Basically, the data shows that 5,000 rupee notes have had no direct and visible impact on the amount of cash in circulation in the economy.

Across the border, the Modi government tried a similar move to combat corruption, something with Mr. Zaidi also wants to combat in Pakistan. This is what Modi said to justify his move:

To break the grip of corruption and black money, we have decided that the five hundred rupee and thousand rupee currency notes presently in use will no longer be legal tender from midnight tonight, that is 8th November 2016. This means that these notes will not be acceptable for transactions from midnight onwards. The five hundred and thousand rupee notes hoarded by anti-national and anti-social elements will become just worthless pieces of paper. The rights and the interests of honest, hard-working people will be fully protected.

But it did not have the intended effect, and over 99 percent of the currency declared as illegal tender coming back into the banking system. In fact, the country’s chief economic adviser at the time, Arvind Subramanian, later called it a “massive, draconian, monetary shock.”

Prime Minister Khan, do not listen to Mr. Zaidi.

What Mr. Zaidi is pushing is going to have a terrible impact on Pakistan’s economy, particularly the informal part of it. Dr. M. Ali Kemal, who I have interviewed on the podcast, has written a research paper estimating the size of the informal economy, which is roughly 40 percent of the country’s GDP.

This informal economy, argues Dr.

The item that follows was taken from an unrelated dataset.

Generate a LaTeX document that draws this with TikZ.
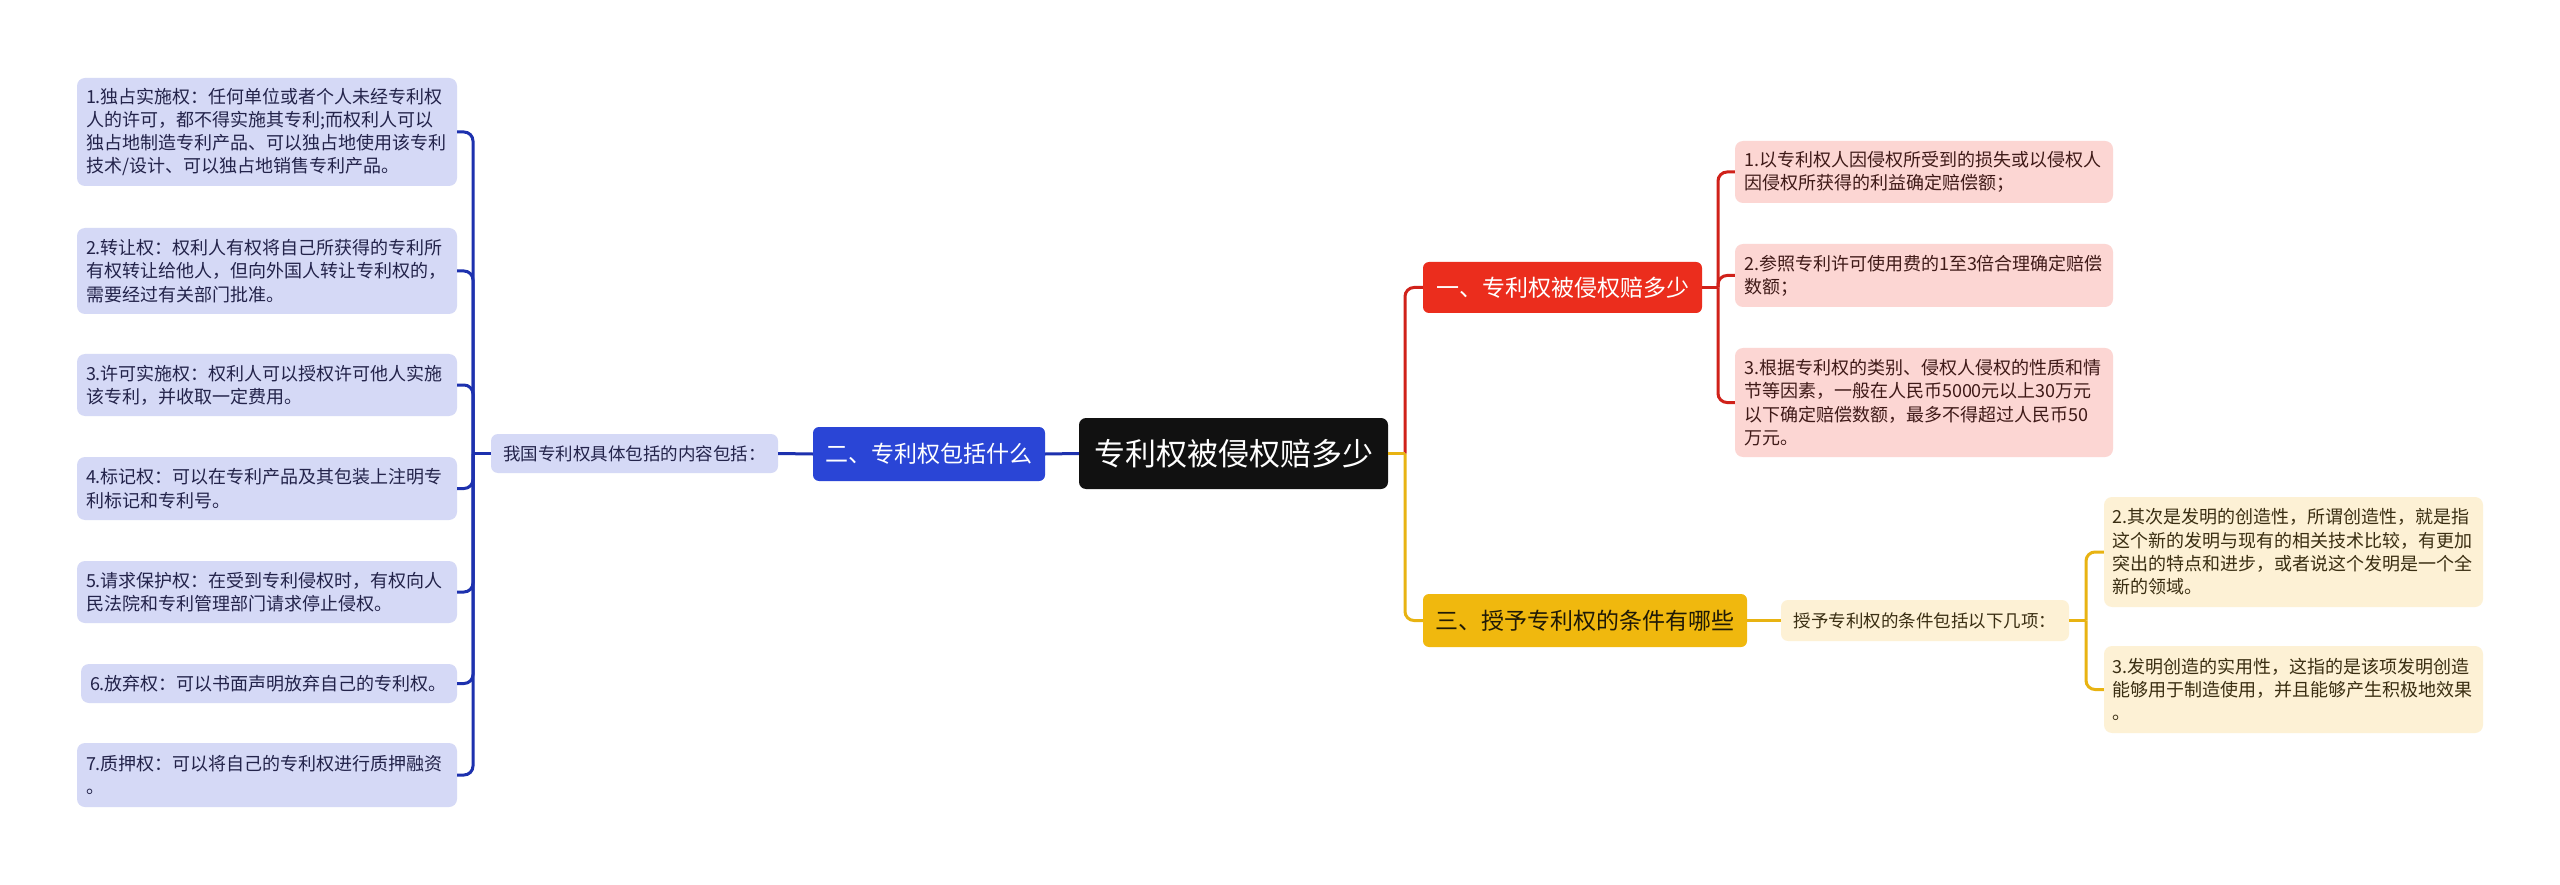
\documentclass[tikz,border=0pt]{standalone}
\usepackage{fontspec}
\setmainfont{Noto Sans CJK SC}
\definecolor{lavfill}{HTML}{D5D9F6}
\definecolor{lavtext}{HTML}{23234A}
\definecolor{pinkfill}{HTML}{FCD6D3}
\definecolor{pinktext}{HTML}{3F1A18}
\definecolor{creamfill}{HTML}{FDF1D5}
\definecolor{creamtext}{HTML}{3A2E12}
\definecolor{bluenode}{HTML}{2A45D6}
\definecolor{rednode}{HTML}{EB2D1D}
\definecolor{yelnode}{HTML}{F0B80E}
\definecolor{rootfill}{HTML}{111111}
\definecolor{blueline}{HTML}{1D31AE}
\definecolor{redline}{HTML}{D0211A}
\definecolor{yelline}{HTML}{E8B312}
\definecolor{yeltext}{HTML}{201A06}
\tikzset{
  leafbase/.style={draw=none, rounded corners=8pt, align=left, inner xsep=9pt, inner ysep=0pt,
    font=\fontsize{18}{23.3}\selectfont},
  leafL/.style={leafbase, fill=lavfill, text=lavtext},
  leafP/.style={leafbase, fill=pinkfill, text=pinktext},
  leafC/.style={leafbase, fill=creamfill, text=creamtext, inner xsep=8pt},
  midnode/.style={draw=none, rounded corners=7pt, inner sep=0pt, font=\fontsize{17.5}{21}\selectfont},
  topnode/.style={draw=none, rounded corners=6pt, inner sep=0pt, font=\fontsize{23}{27}\selectfont},
  rootnode/.style={draw=none, fill=rootfill, text=white, rounded corners=7pt, inner sep=0pt, font=\fontsize{31}{36}\selectfont},
  conn/.style={line width=3pt, rounded corners=9pt},
}
\begin{document}
\begin{tikzpicture}[x=1pt,y=-1pt]
\useasboundingbox[fill=white] (0,0) rectangle (2560,885);

% root and level 1
\node[rootnode, minimum width=309pt, minimum height=71pt] (root) at (1233.5,453.5) {专利权被侵权赔多少};
\node[topnode, fill=bluenode, text=white, minimum width=232pt, minimum height=54pt] (blue) at (929,454) {二、专利权包括什么};
\node[topnode, fill=rednode, text=white, minimum width=279pt, minimum height=51pt] (red) at (1562.5,287.5) {一、专利权被侵权赔多少};
\node[topnode, fill=yelnode, text=yeltext, minimum width=324pt, minimum height=53pt] (yel) at (1585,620.5) {三、授予专利权的条件有哪些};

% middle nodes
\node[midnode, fill=lavfill, text=lavtext, minimum width=287pt, minimum height=39pt] (mid) at (634.5,453.5) {我国专利权具体包括的内容包括：};
\node[midnode, fill=creamfill, text=creamtext, minimum width=288pt, minimum height=41pt] (mid2) at (1925,620.5) {授予专利权的条件包括以下几项：};

% left leaves
\node[leafL, text width=362pt, minimum height=108pt] (b1) at (267,132) {1.独占实施权：任何单位或者个人未经专利权\\人的许可，都不得实施其专利;而权利人可以\\独占地制造专利产品、可以独占地使用该专利\\技术/设计、可以独占地销售专利产品。};
\node[leafL, text width=362pt, minimum height=86pt] (b2) at (267,271) {2.转让权：权利人有权将自己所获得的专利所\\有权转让给他人，但向外国人转让专利权的，\\需要经过有关部门批准。};
\node[leafL, text width=362pt, minimum height=62pt] (b3) at (267,385) {3.许可实施权：权利人可以授权许可他人实施\\该专利，并收取一定费用。};
\node[leafL, text width=362pt, minimum height=63pt] (b4) at (267,488.5) {4.标记权：可以在专利产品及其包装上注明专\\利标记和专利号。};
\node[leafL, text width=362pt, minimum height=62pt] (b5) at (267,592) {5.请求保护权：在受到专利侵权时，有权向人\\民法院和专利管理部门请求停止侵权。};
\node[leafL, text width=358pt, minimum height=39pt] (b6) at (269,683.5) {6.放弃权：可以书面声明放弃自己的专利权。};
\node[leafL, text width=362pt, minimum height=64pt] (b7) at (267,775) {7.质押权：可以将自己的专利权进行质押融资\\。};

% pink leaves
\node[leafP, text width=360pt, minimum height=62pt] (p1) at (1924,172) {1.以专利权人因侵权所受到的损失或以侵权人\\因侵权所获得的利益确定赔偿额；};
\node[leafP, text width=360pt, minimum height=63pt] (p2) at (1924,275.5) {2.参照专利许可使用费的1至3倍合理确定赔偿\\数额；};
\node[leafP, text width=360pt, minimum height=109pt] (p3) at (1924,402.5) {3.根据专利权的类别、侵权人侵权的性质和情\\节等因素，一般在人民币5000元以上30万元\\以下确定赔偿数额，最多不得超过人民币50\\万元。};

% cream leaves
\node[leafC, text width=363pt, minimum height=110pt] (c1) at (2293.5,552) {2.其次是发明的创造性，所谓创造性，就是指\\这个新的发明与现有的相关技术比较，有更加\\突出的特点和进步，或者说这个发明是一个全\\新的领域。};
\node[leafC, text width=363pt, minimum height=87pt] (c2) at (2293.5,689.5) {3.发明创造的实用性，这指的是该项发明创造\\能够用于制造使用，并且能够产生积极地效果\\。};

% junction coordinates
\coordinate (lj) at (473,453.5);
\coordinate (rj) at (1405,453.5);
\coordinate (pj) at (1718,287.5);
\coordinate (cj) at (2086,620.5);

% blue connectors
\draw[conn, blueline] (root.west) -- (blue.east);
\draw[conn, blueline] (blue.west) -- (mid.east);
\draw[conn, blueline] (mid.west) -- (lj);
\foreach \b in {b1,b2,b3,b4,b5,b6,b7}{
  \draw[conn, blueline] (lj) |- (\b.east);
}

% red connectors
\draw[conn, redline] (rj) |- (red.west);
\draw[conn, redline] (red.east) -- (pj);
\foreach \p in {p1,p2,p3}{
  \draw[conn, redline] (pj) |- (\p.west);
}

% yellow connectors
\draw[conn, yelline] (rj) |- (yel.west);
\draw[conn, yelline] (root.east) -- (rj);
\draw[conn, yelline] (yel.east) -- (mid2.west);
\draw[conn, yelline] (mid2.east) -- (cj);
\foreach \c in {c1,c2}{
  \draw[conn, yelline] (cj) |- (\c.west);
}
\end{tikzpicture}
\end{document}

Kemal, exists not because of just corruption and criminal activity. It exists because of a high burden of taxes, high level of regulation, poor public services, and a lack of trust in institutions.

In short, people run away from documentation because they do not have any incentives to be a part of the formal economy. Rather than providing incentives and improving service delivery to reinforce the social contract and incentivize formalization, folks like Mr. Zaidi want to use more sticks on the country’s citizens.

This will not work. In fact, if such a move were to occur, we will quickly see economic activity come to a grinding halt, potentially ushering in yet another recession that leads to loss of jobs and incomes for millions of citizens.